#### STATED PROBLEM:
Copy out, with no alterations, the lines below running from the one containing "Give me the Plotly source for this chart." to the one containing "def px_y(p): return (H - b - p) / ph", inclusive at each end; pictures are omitted.

#### DATA EXCERPTS:
- - - -

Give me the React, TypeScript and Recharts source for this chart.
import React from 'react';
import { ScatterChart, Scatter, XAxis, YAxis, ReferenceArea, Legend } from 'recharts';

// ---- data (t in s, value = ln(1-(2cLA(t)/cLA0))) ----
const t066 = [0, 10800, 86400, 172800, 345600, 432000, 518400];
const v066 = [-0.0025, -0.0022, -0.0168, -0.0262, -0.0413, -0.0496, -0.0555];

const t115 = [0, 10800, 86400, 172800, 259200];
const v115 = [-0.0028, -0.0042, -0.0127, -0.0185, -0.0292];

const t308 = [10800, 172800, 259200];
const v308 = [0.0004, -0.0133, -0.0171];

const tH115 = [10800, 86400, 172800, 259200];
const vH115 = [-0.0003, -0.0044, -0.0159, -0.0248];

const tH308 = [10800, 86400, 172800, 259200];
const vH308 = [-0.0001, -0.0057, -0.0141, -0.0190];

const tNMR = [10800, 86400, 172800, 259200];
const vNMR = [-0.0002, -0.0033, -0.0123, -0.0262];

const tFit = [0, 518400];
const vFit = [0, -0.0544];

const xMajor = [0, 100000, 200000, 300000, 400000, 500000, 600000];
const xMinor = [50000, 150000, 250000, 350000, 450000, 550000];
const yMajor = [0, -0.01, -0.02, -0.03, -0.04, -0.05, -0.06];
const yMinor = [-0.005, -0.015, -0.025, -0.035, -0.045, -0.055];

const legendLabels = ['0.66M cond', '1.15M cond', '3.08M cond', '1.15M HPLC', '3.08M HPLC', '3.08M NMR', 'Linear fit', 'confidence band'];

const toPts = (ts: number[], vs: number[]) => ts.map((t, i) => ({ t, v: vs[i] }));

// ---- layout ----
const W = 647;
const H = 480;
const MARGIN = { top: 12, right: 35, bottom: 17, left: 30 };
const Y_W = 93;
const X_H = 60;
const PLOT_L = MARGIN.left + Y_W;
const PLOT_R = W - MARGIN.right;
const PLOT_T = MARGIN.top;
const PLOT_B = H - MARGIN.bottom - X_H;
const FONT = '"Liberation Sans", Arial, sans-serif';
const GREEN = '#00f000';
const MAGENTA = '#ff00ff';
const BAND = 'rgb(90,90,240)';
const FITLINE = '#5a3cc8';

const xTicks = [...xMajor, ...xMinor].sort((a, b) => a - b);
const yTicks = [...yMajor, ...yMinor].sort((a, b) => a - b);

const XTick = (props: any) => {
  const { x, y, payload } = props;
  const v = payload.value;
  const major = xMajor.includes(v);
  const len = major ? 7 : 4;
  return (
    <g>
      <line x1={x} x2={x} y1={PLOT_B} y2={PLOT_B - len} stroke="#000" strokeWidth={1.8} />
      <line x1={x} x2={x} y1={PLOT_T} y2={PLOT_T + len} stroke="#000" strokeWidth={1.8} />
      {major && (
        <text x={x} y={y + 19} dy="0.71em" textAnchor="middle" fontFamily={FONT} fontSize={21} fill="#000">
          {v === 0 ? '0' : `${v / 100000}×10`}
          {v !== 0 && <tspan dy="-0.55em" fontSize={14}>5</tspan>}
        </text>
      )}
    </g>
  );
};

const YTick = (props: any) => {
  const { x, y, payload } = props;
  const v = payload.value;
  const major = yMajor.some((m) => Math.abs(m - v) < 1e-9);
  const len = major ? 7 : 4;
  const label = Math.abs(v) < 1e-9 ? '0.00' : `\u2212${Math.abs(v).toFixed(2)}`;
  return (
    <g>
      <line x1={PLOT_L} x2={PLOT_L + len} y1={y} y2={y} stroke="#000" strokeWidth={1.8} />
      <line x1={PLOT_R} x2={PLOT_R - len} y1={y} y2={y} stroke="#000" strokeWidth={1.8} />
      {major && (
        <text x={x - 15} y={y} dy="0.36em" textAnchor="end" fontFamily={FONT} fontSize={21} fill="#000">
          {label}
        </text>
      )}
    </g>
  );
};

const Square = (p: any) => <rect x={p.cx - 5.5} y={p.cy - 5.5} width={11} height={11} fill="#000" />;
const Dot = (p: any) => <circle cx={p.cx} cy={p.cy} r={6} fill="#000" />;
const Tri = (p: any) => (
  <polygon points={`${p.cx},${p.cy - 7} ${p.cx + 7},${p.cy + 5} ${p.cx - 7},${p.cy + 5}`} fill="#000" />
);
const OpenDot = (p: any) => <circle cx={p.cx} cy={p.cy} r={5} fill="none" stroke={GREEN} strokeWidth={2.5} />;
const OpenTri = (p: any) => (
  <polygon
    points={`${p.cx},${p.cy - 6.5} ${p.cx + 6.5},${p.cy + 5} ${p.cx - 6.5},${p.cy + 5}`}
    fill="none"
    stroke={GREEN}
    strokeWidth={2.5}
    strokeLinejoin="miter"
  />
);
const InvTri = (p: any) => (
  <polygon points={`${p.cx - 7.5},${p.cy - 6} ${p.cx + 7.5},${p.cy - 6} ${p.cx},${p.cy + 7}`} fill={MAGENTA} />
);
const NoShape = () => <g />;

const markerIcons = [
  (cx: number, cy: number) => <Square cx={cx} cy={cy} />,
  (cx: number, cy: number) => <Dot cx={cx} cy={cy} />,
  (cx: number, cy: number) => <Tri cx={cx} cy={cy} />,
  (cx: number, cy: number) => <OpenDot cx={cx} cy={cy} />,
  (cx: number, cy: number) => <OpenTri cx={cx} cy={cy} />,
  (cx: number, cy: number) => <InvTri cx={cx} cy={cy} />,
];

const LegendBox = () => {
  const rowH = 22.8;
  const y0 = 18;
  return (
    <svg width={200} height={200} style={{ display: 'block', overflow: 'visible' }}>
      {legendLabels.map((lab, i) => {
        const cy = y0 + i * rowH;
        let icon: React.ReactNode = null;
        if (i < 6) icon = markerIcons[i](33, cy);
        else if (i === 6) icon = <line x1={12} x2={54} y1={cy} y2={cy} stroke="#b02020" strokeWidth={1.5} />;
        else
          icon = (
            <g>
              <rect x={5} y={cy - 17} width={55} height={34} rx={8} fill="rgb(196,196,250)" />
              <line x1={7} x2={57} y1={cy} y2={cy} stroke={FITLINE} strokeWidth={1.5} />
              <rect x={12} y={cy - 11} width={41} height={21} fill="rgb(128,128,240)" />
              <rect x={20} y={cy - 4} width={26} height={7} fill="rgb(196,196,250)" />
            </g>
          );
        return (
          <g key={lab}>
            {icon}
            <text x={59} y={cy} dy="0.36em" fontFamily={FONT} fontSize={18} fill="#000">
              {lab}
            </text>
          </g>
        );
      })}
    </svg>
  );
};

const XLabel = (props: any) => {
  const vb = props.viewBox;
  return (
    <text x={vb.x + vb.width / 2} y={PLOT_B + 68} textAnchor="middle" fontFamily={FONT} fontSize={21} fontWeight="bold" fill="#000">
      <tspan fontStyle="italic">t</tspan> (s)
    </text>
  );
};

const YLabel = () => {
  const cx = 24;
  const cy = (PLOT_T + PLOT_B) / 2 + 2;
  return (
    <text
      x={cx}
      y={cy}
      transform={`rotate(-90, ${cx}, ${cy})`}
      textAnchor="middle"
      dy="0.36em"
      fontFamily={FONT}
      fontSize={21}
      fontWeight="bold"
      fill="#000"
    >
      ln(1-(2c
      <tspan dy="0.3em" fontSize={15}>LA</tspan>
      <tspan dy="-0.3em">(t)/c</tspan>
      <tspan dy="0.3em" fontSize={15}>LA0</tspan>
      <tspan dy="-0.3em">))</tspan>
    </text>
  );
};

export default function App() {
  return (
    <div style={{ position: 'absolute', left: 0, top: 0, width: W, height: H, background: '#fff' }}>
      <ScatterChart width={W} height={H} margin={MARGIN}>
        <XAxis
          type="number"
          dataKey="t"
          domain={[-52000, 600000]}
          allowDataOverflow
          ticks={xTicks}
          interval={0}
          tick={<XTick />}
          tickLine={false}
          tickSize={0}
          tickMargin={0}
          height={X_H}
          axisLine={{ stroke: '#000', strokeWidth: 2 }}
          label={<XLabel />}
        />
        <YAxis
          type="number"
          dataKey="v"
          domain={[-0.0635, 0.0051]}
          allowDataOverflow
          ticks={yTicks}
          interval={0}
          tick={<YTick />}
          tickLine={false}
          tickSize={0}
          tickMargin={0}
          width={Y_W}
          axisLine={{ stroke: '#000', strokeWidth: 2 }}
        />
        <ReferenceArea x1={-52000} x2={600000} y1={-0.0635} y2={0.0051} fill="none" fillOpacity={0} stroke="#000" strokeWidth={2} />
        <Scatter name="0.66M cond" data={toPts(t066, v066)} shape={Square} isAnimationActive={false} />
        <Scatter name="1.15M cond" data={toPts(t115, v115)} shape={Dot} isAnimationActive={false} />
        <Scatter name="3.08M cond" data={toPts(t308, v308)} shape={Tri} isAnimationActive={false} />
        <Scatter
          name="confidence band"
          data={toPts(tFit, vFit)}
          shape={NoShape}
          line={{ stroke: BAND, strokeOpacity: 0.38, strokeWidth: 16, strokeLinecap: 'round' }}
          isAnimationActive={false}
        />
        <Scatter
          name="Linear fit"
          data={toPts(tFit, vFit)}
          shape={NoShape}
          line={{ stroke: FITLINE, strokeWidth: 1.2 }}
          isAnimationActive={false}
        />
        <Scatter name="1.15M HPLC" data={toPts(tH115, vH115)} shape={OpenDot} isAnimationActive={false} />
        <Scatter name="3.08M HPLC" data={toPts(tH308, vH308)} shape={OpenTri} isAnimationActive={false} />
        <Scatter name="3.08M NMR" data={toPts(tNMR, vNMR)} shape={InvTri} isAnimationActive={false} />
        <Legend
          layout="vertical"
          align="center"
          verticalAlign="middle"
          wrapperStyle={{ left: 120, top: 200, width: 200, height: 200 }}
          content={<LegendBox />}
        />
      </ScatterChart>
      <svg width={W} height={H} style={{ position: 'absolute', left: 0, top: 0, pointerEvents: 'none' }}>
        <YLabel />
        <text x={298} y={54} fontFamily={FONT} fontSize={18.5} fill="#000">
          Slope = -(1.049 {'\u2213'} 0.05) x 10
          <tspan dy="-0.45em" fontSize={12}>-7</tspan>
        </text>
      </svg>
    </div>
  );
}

- - - -

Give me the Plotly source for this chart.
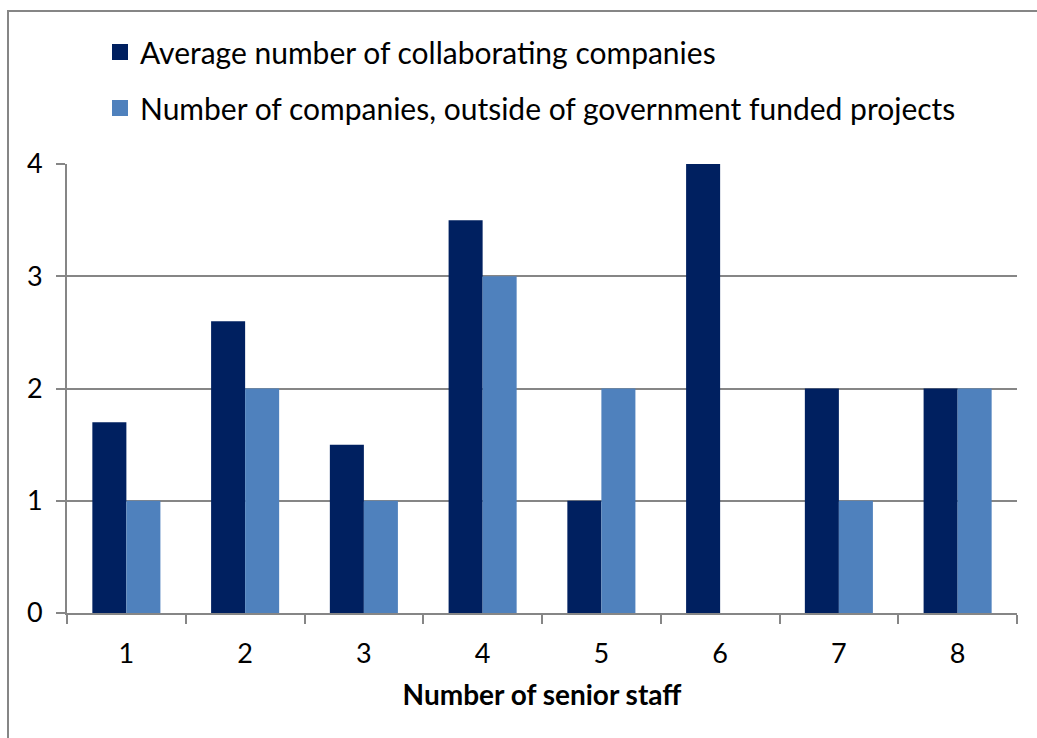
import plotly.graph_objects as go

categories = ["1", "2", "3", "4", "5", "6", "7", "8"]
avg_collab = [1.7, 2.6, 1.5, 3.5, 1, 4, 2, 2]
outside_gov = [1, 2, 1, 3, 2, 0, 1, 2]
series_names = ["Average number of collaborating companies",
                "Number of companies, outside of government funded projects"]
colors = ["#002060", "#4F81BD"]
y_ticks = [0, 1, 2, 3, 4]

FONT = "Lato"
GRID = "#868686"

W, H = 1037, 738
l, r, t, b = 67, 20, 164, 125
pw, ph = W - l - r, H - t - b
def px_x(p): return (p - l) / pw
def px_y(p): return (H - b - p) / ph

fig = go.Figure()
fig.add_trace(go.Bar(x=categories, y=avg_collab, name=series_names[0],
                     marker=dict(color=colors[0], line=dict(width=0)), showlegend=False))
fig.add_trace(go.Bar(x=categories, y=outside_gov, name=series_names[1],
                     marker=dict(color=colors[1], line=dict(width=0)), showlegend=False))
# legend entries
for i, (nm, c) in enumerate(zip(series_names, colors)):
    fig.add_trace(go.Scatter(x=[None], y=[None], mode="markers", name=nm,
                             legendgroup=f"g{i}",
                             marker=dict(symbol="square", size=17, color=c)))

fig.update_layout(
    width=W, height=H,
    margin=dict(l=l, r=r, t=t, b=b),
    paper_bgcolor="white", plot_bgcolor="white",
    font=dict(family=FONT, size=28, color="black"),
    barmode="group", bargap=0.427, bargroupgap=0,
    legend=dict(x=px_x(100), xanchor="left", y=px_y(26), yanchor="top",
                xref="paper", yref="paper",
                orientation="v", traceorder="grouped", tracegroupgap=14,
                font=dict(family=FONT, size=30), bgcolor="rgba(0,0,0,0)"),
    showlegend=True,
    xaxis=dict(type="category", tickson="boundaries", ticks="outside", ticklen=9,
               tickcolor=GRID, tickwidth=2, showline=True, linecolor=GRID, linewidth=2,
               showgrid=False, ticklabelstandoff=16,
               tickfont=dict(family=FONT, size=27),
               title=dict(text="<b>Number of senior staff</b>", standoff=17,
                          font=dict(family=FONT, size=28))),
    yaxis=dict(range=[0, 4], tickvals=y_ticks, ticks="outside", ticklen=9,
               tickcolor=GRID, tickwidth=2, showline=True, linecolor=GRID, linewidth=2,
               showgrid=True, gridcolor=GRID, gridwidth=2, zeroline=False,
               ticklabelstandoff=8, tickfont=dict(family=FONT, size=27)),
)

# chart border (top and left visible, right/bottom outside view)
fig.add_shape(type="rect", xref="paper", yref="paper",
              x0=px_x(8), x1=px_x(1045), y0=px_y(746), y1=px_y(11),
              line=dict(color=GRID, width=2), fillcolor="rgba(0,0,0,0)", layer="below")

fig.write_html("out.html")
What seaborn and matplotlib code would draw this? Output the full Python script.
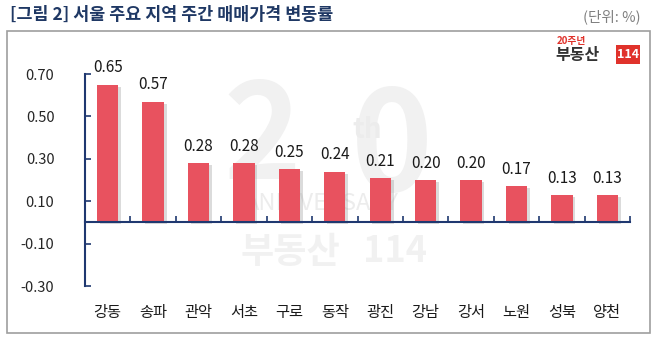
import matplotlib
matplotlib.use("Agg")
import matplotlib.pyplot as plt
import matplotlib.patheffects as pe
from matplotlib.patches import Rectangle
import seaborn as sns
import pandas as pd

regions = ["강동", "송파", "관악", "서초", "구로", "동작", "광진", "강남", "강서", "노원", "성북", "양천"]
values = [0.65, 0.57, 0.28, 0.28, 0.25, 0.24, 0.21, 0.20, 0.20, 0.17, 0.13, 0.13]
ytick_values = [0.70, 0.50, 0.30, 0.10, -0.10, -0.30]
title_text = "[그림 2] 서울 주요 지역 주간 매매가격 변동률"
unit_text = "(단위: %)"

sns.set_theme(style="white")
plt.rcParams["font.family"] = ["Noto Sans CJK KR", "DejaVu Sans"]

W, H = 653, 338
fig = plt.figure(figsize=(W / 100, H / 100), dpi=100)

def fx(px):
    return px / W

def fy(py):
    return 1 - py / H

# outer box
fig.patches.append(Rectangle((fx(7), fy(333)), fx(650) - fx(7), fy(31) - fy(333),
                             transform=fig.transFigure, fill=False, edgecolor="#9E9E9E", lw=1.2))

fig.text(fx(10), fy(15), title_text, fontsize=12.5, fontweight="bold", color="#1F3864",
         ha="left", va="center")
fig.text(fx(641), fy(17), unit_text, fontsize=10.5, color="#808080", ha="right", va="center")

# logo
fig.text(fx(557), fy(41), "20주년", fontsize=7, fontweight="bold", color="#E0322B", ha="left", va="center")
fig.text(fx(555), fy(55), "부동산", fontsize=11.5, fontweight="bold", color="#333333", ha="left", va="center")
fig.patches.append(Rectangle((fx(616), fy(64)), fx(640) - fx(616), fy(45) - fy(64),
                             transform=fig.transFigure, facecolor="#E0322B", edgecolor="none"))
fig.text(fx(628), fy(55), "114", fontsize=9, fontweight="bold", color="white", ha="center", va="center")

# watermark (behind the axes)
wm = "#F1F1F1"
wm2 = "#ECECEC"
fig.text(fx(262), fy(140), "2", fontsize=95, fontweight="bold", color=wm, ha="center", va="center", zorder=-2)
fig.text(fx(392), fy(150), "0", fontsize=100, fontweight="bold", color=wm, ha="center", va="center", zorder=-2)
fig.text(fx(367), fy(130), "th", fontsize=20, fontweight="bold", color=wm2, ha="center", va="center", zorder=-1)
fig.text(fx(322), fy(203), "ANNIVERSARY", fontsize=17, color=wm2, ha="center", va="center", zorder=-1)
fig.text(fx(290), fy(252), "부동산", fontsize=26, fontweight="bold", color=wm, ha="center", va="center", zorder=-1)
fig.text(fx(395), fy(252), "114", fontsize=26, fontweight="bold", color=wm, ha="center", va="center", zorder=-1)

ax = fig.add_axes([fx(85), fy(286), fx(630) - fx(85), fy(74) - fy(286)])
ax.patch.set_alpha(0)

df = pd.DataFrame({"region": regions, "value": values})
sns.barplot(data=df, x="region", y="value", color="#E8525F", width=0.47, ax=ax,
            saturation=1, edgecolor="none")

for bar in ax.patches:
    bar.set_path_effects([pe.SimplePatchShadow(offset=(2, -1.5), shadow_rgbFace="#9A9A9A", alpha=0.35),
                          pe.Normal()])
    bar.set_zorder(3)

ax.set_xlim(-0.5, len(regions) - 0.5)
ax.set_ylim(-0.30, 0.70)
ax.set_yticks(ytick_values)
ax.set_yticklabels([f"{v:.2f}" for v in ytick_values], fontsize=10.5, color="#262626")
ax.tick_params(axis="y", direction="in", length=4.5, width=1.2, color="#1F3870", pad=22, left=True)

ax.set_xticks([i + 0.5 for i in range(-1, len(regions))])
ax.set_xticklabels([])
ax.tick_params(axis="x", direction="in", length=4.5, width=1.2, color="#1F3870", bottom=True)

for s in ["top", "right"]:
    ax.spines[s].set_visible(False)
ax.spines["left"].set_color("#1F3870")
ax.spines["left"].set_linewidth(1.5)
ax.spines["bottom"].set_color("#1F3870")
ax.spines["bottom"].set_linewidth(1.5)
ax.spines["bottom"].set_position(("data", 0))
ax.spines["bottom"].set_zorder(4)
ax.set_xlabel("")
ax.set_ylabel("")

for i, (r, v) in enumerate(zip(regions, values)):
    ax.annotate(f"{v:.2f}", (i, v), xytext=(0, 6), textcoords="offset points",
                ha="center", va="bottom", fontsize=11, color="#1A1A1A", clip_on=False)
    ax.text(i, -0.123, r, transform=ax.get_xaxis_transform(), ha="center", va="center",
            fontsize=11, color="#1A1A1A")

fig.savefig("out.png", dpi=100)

- - - -

#### RESULT:
Give me the Plotly source for this chart.
import plotly.graph_objects as go

categories = ["1", "2", "3", "4", "5", "6", "7", "8"]
avg_collab = [1.7, 2.6, 1.5, 3.5, 1, 4, 2, 2]
outside_gov = [1, 2, 1, 3, 2, 0, 1, 2]
series_names = ["Average number of collaborating companies",
                "Number of companies, outside of government funded projects"]
colors = ["#002060", "#4F81BD"]
y_ticks = [0, 1, 2, 3, 4]

FONT = "Lato"
GRID = "#868686"

W, H = 1037, 738
l, r, t, b = 67, 20, 164, 125
pw, ph = W - l - r, H - t - b
def px_x(p): return (p - l) / pw
def px_y(p): return (H - b - p) / ph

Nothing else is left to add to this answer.